> **Your objective**
Return all lines from the listing below in which the string "that" occurs.

(Data entries)

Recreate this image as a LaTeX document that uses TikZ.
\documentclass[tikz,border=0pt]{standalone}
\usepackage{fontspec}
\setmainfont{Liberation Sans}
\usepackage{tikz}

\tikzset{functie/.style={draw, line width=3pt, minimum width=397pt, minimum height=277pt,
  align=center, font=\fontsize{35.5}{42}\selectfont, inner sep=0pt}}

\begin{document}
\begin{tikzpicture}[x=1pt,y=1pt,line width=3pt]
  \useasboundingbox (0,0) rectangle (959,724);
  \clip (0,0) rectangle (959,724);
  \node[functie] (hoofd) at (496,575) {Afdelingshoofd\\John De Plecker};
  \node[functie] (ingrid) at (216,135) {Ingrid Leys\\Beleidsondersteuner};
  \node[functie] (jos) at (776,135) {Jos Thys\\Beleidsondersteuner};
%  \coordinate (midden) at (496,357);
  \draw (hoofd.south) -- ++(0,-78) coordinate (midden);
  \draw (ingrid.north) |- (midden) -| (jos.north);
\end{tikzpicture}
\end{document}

==

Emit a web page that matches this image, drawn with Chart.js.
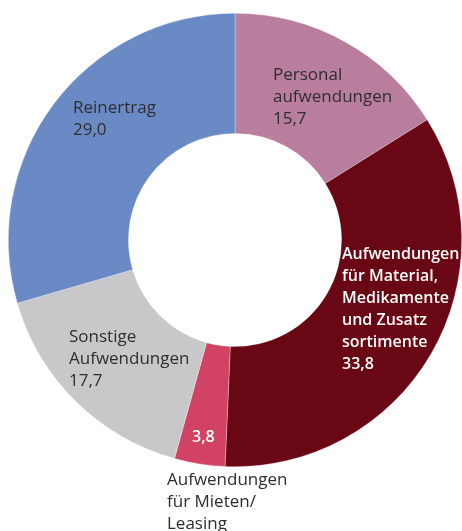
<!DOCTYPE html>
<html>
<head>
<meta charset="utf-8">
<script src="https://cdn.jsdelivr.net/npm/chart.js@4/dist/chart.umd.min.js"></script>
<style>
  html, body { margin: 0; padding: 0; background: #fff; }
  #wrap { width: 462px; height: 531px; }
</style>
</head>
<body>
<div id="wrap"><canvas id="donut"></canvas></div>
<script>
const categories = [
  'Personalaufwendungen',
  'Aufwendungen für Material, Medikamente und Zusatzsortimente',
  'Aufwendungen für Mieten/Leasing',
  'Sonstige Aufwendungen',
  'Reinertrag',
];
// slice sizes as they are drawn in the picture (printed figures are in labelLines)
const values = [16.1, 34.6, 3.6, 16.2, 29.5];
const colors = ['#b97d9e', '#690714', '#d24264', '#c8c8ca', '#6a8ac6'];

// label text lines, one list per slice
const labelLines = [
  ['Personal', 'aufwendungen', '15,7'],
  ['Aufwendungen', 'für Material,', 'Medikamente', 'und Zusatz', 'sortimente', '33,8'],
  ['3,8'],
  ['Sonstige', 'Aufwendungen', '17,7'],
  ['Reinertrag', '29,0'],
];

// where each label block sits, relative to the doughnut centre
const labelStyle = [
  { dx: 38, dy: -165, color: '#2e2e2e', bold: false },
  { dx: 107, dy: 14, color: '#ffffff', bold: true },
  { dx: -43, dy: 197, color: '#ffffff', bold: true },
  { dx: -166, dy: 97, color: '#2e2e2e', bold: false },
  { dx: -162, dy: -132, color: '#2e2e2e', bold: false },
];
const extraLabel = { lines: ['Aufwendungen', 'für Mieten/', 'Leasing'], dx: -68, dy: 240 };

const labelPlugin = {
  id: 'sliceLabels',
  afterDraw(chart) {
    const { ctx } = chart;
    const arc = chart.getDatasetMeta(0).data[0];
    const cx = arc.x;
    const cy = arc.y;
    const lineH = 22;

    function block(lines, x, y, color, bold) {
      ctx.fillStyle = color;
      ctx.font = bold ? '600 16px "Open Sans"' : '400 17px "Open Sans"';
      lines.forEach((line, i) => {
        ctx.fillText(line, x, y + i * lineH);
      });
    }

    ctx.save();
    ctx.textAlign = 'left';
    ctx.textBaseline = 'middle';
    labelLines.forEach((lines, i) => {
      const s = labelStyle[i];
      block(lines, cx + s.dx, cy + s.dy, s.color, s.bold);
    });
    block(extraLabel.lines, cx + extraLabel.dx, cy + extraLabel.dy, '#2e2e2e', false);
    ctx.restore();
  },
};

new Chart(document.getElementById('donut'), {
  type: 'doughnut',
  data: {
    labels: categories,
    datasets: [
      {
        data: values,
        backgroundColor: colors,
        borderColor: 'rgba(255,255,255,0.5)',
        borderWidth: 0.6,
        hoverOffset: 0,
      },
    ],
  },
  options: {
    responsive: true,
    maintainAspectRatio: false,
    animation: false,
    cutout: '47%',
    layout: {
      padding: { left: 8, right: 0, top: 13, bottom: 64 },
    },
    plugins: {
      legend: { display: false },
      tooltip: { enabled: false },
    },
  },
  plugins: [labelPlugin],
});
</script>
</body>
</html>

---

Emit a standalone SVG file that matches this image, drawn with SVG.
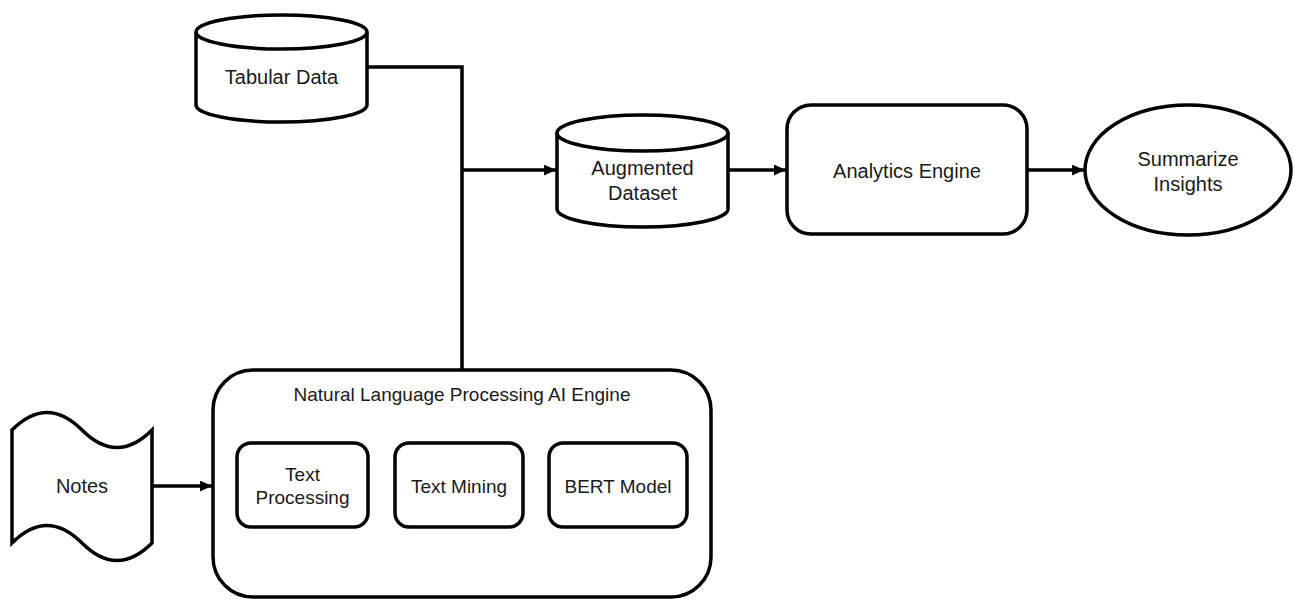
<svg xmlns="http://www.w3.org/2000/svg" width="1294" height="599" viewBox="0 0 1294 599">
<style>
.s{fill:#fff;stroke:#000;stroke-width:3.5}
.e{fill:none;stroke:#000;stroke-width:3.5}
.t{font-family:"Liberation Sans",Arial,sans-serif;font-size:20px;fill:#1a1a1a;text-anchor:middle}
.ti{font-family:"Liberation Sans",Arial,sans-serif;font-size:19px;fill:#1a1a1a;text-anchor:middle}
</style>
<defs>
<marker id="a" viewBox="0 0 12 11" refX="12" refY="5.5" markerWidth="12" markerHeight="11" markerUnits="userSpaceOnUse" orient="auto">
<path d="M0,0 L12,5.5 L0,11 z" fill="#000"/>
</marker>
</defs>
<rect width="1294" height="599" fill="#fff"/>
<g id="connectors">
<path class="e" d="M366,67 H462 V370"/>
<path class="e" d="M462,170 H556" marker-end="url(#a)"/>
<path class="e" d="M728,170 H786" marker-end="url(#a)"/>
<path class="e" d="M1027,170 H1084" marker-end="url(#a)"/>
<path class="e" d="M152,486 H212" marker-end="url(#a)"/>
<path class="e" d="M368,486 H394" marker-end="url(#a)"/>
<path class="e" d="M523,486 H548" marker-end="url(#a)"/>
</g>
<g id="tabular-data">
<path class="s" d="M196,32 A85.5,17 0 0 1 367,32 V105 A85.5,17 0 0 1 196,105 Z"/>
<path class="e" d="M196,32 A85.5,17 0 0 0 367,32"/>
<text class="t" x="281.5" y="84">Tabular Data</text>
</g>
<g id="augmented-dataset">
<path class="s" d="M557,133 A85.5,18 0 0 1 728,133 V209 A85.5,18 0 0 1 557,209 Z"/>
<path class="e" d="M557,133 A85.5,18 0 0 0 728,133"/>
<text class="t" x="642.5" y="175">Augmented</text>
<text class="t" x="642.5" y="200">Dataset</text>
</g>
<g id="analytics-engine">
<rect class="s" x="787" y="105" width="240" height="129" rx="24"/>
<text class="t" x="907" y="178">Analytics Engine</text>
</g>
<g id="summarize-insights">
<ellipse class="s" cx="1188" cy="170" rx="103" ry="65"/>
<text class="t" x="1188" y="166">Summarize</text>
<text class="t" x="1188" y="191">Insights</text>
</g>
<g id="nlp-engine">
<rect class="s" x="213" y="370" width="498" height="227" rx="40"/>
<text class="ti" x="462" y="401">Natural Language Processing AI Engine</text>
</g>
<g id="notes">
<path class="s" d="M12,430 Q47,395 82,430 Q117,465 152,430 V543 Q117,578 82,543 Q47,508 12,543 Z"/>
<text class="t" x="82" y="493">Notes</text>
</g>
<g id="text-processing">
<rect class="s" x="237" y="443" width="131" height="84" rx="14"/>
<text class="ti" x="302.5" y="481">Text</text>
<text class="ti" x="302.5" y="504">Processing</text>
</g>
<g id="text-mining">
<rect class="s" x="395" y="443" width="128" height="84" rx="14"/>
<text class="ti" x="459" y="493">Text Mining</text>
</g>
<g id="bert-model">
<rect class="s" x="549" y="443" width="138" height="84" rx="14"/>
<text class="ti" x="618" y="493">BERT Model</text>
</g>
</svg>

> **Answer to this problem**
Recreate this image as a LaTeX document that uses TikZ.
Emit a web page that matches this image, drawn with Chart.js.
Emit a standalone SVG file that matches this image, drawn with SVG.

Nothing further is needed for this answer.